● **The problem**
Quote only the lines from the line containing "Emit a LaTeX" to the line containing "(pcend) at (352,448);", with both of those lines included, please, exactly as written.

● **Extracted material**
_ _ _
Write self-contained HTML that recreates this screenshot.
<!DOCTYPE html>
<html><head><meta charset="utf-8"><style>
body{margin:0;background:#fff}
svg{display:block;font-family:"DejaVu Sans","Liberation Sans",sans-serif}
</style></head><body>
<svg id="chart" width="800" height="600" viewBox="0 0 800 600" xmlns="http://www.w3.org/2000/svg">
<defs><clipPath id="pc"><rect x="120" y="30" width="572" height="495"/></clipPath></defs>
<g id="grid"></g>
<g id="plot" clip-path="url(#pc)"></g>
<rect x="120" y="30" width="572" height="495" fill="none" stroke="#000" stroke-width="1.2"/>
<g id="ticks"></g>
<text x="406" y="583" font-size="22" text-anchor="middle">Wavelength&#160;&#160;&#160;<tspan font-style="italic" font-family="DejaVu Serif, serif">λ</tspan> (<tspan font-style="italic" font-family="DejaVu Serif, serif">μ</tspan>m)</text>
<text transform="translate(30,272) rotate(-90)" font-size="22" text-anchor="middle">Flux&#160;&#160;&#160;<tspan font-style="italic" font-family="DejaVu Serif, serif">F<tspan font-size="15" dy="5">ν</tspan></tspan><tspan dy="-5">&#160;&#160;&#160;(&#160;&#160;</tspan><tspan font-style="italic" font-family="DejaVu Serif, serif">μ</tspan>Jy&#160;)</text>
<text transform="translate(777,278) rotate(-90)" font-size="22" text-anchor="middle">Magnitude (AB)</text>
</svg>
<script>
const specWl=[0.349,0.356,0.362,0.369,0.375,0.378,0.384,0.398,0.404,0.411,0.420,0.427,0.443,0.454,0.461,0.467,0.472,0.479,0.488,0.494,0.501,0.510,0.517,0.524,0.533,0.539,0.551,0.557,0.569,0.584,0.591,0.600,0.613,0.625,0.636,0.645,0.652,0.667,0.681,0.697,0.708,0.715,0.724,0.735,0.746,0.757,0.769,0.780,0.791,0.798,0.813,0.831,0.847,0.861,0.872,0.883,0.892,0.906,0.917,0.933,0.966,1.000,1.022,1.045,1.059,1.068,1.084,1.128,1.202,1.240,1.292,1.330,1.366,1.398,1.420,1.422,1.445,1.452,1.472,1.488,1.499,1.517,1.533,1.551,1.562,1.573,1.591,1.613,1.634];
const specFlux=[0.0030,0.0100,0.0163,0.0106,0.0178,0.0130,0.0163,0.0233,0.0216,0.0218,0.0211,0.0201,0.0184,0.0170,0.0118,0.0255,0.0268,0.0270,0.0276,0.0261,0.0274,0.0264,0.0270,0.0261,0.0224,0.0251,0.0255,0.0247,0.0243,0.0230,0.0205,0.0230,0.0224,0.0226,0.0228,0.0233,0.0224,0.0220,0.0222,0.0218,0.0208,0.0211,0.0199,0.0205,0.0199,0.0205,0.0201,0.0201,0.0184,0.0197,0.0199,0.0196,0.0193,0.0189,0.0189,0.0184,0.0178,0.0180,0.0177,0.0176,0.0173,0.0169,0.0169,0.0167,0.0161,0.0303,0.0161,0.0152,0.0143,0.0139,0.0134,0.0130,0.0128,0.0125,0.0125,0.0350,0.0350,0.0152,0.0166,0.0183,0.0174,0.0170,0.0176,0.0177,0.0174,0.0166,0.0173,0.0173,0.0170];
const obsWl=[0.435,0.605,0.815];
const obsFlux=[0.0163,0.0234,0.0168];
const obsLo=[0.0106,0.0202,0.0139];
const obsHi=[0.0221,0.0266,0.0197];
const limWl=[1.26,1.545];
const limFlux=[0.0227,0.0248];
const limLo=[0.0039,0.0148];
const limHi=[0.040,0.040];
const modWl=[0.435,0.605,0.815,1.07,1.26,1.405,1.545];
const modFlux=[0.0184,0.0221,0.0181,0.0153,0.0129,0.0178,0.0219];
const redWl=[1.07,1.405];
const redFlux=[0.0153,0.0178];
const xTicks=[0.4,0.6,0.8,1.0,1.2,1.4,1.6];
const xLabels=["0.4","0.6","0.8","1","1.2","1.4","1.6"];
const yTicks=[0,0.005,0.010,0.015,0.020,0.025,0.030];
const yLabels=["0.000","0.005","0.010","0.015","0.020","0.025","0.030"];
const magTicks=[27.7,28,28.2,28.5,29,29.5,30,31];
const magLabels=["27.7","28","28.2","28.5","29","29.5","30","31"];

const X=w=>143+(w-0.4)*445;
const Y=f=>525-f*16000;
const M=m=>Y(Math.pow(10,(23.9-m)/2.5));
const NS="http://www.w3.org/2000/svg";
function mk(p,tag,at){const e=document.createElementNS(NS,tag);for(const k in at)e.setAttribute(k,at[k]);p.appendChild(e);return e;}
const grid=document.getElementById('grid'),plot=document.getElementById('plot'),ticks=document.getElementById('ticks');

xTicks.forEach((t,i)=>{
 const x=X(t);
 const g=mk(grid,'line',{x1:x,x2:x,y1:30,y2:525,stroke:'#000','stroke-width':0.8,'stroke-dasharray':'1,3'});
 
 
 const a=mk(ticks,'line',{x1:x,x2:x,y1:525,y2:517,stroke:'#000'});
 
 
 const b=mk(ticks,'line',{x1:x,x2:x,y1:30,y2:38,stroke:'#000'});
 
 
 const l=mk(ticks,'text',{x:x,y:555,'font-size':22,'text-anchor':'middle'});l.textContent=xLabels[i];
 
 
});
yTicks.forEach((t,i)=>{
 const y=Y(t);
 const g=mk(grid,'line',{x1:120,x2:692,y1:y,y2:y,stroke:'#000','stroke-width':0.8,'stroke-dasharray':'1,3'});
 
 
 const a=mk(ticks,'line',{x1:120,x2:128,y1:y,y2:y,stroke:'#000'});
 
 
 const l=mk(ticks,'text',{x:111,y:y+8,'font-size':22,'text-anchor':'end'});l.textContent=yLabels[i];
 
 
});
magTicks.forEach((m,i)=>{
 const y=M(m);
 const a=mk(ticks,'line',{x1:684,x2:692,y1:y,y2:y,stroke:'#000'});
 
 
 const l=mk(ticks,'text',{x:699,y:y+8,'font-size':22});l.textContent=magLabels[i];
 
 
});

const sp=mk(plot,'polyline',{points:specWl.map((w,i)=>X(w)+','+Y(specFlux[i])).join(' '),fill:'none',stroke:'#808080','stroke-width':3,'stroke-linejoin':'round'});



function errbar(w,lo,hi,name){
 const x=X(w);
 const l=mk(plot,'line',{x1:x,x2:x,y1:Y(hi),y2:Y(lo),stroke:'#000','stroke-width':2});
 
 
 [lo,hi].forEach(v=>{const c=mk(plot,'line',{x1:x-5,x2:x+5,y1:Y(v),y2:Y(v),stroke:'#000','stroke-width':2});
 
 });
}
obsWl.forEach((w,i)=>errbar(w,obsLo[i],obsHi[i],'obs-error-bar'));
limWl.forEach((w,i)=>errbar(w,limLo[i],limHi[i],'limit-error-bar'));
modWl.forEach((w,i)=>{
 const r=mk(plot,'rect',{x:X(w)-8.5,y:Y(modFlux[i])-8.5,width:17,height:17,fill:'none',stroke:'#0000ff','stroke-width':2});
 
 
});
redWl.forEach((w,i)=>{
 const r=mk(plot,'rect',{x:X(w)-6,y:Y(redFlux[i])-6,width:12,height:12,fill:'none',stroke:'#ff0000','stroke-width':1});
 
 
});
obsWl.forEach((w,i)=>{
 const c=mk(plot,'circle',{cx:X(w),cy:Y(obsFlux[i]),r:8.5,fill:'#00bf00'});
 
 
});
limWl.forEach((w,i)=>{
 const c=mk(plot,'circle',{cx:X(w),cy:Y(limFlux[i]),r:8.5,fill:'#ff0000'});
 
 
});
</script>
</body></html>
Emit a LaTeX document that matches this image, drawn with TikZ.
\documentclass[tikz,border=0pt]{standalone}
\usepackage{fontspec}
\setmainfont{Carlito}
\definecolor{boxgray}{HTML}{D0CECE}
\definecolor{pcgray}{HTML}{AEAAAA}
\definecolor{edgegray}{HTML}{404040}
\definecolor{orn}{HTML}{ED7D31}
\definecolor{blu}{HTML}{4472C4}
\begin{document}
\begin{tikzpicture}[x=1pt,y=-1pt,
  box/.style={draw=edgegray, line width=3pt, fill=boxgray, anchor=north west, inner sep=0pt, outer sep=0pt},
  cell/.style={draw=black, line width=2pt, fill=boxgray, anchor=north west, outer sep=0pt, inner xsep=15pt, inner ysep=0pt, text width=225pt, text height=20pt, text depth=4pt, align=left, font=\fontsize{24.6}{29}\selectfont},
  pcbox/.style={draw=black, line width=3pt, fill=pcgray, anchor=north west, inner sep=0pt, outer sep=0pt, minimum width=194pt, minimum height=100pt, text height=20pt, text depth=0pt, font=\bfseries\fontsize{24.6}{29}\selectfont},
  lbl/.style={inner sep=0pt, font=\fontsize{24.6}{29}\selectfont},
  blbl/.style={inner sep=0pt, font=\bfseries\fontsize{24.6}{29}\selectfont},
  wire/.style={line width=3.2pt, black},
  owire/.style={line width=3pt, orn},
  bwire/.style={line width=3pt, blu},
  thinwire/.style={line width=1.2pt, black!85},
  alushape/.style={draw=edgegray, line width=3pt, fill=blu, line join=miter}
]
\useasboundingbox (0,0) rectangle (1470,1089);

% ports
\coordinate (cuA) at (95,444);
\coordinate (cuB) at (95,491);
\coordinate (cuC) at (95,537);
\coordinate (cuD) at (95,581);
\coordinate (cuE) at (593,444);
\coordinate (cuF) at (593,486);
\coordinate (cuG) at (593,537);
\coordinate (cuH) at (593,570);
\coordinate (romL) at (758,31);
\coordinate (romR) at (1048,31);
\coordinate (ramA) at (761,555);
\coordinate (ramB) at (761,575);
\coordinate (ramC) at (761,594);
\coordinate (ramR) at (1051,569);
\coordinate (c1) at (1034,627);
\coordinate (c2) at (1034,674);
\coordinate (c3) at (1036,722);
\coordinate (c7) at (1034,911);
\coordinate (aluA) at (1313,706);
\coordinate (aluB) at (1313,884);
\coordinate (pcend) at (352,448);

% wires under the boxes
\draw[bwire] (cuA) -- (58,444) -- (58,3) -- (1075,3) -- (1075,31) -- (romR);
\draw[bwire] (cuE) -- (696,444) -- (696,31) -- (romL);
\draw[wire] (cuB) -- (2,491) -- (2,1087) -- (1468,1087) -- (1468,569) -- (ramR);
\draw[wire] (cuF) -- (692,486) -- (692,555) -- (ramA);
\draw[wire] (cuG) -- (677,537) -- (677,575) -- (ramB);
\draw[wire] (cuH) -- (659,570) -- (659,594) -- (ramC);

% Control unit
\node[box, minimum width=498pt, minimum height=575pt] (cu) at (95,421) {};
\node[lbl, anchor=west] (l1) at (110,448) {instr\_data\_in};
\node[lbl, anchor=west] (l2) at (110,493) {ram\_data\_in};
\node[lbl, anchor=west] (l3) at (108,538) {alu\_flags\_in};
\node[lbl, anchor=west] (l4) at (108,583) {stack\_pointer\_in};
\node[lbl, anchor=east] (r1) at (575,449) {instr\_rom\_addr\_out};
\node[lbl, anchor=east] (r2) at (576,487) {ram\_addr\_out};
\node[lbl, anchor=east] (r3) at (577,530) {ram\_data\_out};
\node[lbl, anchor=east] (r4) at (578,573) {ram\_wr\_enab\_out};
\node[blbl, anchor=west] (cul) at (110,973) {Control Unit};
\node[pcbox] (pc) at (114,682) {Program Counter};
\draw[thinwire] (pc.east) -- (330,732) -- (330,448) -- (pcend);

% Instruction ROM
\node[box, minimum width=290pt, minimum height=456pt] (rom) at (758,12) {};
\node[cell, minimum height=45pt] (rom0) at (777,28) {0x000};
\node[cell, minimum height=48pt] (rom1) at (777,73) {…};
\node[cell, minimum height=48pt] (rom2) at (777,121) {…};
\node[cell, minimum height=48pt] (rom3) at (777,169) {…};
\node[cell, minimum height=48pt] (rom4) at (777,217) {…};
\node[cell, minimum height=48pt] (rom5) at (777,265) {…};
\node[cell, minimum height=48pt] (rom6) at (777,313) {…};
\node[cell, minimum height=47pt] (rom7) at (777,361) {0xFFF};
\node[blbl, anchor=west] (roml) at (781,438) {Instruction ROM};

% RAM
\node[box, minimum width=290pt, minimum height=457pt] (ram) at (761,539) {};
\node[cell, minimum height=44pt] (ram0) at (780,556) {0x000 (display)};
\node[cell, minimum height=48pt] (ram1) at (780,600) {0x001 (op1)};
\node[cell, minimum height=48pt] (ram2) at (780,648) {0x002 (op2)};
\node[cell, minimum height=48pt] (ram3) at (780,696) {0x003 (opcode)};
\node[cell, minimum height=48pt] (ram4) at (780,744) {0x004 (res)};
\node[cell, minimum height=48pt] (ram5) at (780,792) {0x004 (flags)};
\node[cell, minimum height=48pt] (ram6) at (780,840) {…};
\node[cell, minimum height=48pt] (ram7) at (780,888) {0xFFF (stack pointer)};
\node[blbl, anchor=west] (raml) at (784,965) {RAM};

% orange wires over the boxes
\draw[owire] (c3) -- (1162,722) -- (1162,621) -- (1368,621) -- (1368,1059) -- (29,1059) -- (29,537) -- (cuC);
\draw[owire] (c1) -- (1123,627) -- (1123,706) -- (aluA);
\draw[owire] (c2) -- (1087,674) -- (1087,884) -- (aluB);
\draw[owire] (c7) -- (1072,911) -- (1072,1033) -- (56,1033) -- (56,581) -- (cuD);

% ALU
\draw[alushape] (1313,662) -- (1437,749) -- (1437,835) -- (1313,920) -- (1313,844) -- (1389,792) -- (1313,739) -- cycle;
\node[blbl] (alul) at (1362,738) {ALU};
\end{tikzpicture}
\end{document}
_ _ _
● **Solution for this task**
Emit a LaTeX document that matches this image, drawn with TikZ.
\documentclass[tikz,border=0pt]{standalone}
\usepackage{fontspec}
\setmainfont{Carlito}
\definecolor{boxgray}{HTML}{D0CECE}
\definecolor{pcgray}{HTML}{AEAAAA}
\definecolor{edgegray}{HTML}{404040}
\definecolor{orn}{HTML}{ED7D31}
\definecolor{blu}{HTML}{4472C4}
\begin{document}
\begin{tikzpicture}[x=1pt,y=-1pt,
  box/.style={draw=edgegray, line width=3pt, fill=boxgray, anchor=north west, inner sep=0pt, outer sep=0pt},
  cell/.style={draw=black, line width=2pt, fill=boxgray, anchor=north west, outer sep=0pt, inner xsep=15pt, inner ysep=0pt, text width=225pt, text height=20pt, text depth=4pt, align=left, font=\fontsize{24.6}{29}\selectfont},
  pcbox/.style={draw=black, line width=3pt, fill=pcgray, anchor=north west, inner sep=0pt, outer sep=0pt, minimum width=194pt, minimum height=100pt, text height=20pt, text depth=0pt, font=\bfseries\fontsize{24.6}{29}\selectfont},
  lbl/.style={inner sep=0pt, font=\fontsize{24.6}{29}\selectfont},
  blbl/.style={inner sep=0pt, font=\bfseries\fontsize{24.6}{29}\selectfont},
  wire/.style={line width=3.2pt, black},
  owire/.style={line width=3pt, orn},
  bwire/.style={line width=3pt, blu},
  thinwire/.style={line width=1.2pt, black!85},
  alushape/.style={draw=edgegray, line width=3pt, fill=blu, line join=miter}
]
\useasboundingbox (0,0) rectangle (1470,1089);

% ports
\coordinate (cuA) at (95,444);
\coordinate (cuB) at (95,491);
\coordinate (cuC) at (95,537);
\coordinate (cuD) at (95,581);
\coordinate (cuE) at (593,444);
\coordinate (cuF) at (593,486);
\coordinate (cuG) at (593,537);
\coordinate (cuH) at (593,570);
\coordinate (romL) at (758,31);
\coordinate (romR) at (1048,31);
\coordinate (ramA) at (761,555);
\coordinate (ramB) at (761,575);
\coordinate (ramC) at (761,594);
\coordinate (ramR) at (1051,569);
\coordinate (c1) at (1034,627);
\coordinate (c2) at (1034,674);
\coordinate (c3) at (1036,722);
\coordinate (c7) at (1034,911);
\coordinate (aluA) at (1313,706);
\coordinate (aluB) at (1313,884);
\coordinate (pcend) at (352,448);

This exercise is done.